> **Exercise prompt**: Find the lines holding the string "matplotlib" in the data, then copy all of them.

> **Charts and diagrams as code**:
#####

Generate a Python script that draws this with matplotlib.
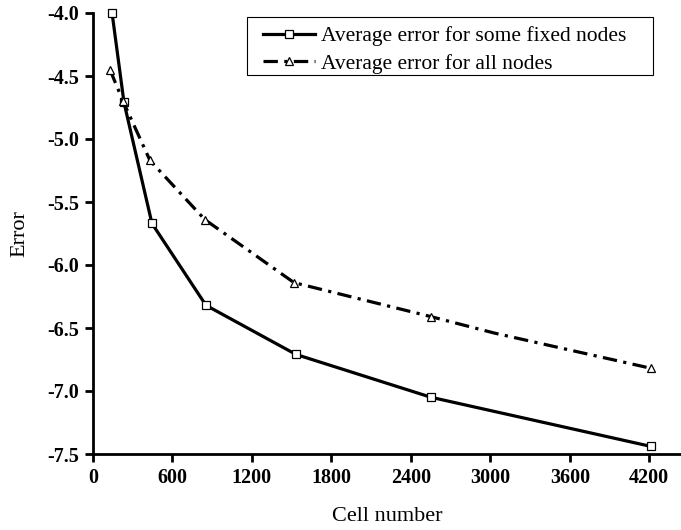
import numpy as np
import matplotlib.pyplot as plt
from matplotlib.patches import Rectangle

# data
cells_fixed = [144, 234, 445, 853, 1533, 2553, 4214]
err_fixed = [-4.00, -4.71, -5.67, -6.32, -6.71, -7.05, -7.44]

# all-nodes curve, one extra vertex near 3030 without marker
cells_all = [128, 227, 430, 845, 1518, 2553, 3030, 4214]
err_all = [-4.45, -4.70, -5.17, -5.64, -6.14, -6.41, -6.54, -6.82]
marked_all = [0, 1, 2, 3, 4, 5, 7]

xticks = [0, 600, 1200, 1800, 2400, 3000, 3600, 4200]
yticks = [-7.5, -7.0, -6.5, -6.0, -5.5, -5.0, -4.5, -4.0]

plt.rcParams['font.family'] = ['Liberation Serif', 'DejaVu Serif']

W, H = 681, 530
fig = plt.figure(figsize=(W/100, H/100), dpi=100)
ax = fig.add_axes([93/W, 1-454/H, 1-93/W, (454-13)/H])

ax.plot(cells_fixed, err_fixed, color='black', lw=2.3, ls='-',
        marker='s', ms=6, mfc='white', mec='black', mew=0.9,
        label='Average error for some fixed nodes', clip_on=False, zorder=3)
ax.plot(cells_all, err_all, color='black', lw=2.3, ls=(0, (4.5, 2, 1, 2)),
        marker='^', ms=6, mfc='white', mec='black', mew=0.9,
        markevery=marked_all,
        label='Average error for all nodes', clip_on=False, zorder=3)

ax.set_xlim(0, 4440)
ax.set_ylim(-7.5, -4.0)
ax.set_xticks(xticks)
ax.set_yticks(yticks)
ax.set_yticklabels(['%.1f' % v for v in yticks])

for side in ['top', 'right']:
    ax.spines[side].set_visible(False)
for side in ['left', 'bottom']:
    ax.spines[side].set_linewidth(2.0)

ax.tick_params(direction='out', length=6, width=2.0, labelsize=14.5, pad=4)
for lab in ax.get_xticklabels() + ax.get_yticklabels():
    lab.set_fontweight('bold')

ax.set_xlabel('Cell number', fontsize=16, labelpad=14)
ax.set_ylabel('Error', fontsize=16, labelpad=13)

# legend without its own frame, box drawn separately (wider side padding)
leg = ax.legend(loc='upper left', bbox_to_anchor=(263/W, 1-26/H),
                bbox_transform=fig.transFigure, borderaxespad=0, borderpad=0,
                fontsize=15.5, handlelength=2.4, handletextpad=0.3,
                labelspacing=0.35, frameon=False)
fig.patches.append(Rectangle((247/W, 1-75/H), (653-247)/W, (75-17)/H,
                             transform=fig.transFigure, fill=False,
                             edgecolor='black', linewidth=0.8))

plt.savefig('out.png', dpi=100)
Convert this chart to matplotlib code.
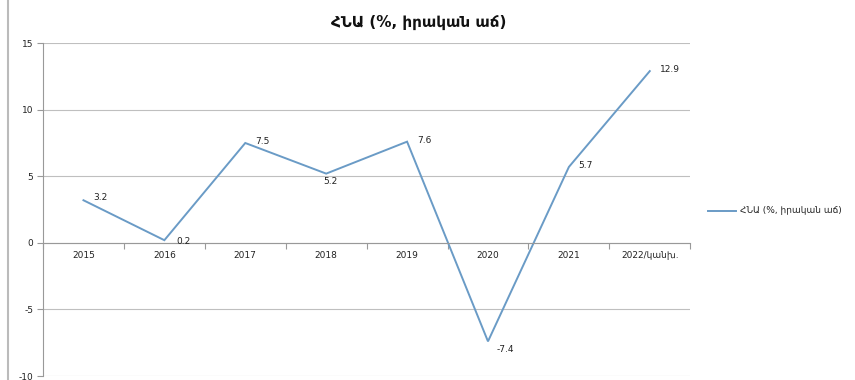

#####

> **Expected answer**:
Generate a Python script that draws this with matplotlib.
import matplotlib.pyplot as plt
from matplotlib.patches import Rectangle
Convert this chart to matplotlib code.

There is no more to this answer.